## Records:
•••

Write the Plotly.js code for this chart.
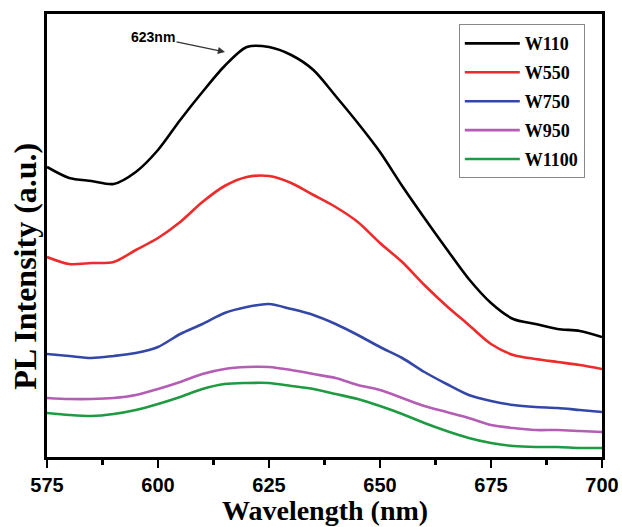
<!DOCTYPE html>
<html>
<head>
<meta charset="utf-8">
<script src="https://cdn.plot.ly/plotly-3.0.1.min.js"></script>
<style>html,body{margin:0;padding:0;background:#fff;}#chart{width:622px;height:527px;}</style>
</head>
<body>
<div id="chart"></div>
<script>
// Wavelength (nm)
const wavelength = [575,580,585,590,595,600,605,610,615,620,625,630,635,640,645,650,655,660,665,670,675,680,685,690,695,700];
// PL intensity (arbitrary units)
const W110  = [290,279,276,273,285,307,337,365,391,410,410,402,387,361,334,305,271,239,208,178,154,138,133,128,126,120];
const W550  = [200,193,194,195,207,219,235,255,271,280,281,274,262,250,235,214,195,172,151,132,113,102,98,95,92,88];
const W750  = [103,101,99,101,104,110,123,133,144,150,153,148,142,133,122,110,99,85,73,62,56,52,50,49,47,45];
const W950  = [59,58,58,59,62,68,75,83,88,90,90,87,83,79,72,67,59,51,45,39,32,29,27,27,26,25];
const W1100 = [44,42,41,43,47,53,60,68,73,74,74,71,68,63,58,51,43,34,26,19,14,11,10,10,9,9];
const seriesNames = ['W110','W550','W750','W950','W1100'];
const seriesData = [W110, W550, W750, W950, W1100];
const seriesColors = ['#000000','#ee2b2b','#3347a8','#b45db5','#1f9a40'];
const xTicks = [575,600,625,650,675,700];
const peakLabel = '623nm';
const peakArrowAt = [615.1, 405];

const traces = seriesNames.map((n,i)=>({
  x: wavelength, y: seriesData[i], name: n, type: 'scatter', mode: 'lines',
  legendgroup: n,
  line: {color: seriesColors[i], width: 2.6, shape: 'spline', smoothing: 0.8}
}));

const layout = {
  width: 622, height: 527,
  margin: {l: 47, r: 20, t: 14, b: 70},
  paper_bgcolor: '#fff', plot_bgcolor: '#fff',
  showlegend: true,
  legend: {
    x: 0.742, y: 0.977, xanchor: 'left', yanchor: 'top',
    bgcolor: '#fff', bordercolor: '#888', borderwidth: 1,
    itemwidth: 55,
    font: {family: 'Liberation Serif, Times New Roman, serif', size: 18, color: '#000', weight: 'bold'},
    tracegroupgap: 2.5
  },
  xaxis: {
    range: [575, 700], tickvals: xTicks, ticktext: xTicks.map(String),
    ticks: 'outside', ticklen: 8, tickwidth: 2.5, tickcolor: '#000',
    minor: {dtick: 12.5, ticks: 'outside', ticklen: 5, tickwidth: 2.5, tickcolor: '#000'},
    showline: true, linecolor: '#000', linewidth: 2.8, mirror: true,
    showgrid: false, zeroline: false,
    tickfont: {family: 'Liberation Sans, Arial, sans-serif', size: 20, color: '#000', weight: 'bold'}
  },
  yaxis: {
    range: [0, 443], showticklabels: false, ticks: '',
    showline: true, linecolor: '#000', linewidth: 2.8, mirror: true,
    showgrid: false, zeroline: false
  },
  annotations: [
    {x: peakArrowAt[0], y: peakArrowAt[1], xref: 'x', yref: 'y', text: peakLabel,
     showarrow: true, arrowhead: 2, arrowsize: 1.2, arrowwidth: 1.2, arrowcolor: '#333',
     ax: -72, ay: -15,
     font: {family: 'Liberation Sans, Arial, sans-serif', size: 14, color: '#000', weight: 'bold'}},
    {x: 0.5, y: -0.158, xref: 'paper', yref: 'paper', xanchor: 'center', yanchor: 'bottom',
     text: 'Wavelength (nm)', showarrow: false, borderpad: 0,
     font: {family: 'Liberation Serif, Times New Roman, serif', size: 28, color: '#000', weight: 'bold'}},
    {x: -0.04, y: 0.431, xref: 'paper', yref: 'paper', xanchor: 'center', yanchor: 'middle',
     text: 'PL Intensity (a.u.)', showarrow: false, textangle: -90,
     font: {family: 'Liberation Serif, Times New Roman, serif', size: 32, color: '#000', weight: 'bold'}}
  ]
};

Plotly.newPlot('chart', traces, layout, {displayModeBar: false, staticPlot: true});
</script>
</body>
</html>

•••

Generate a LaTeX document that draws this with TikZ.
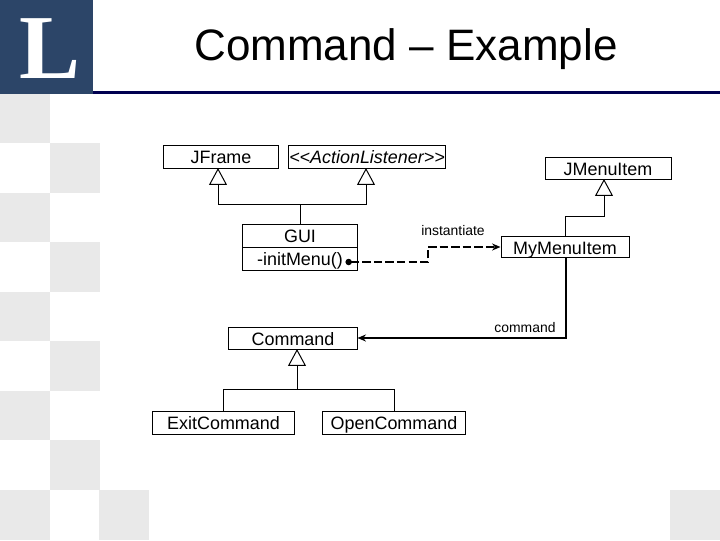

•••

## Requirements:
Look through the entries above for the word "chart". Copy every line where it shows up.

## Answer for the task:
Write the Plotly.js code for this chart.
<style>html,body{margin:0;padding:0;background:#fff;}#chart{width:622px;height:527px;}</style>
<div id="chart"></div>
Plotly.newPlot('chart', traces, layout, {displayModeBar: false, staticPlot: true});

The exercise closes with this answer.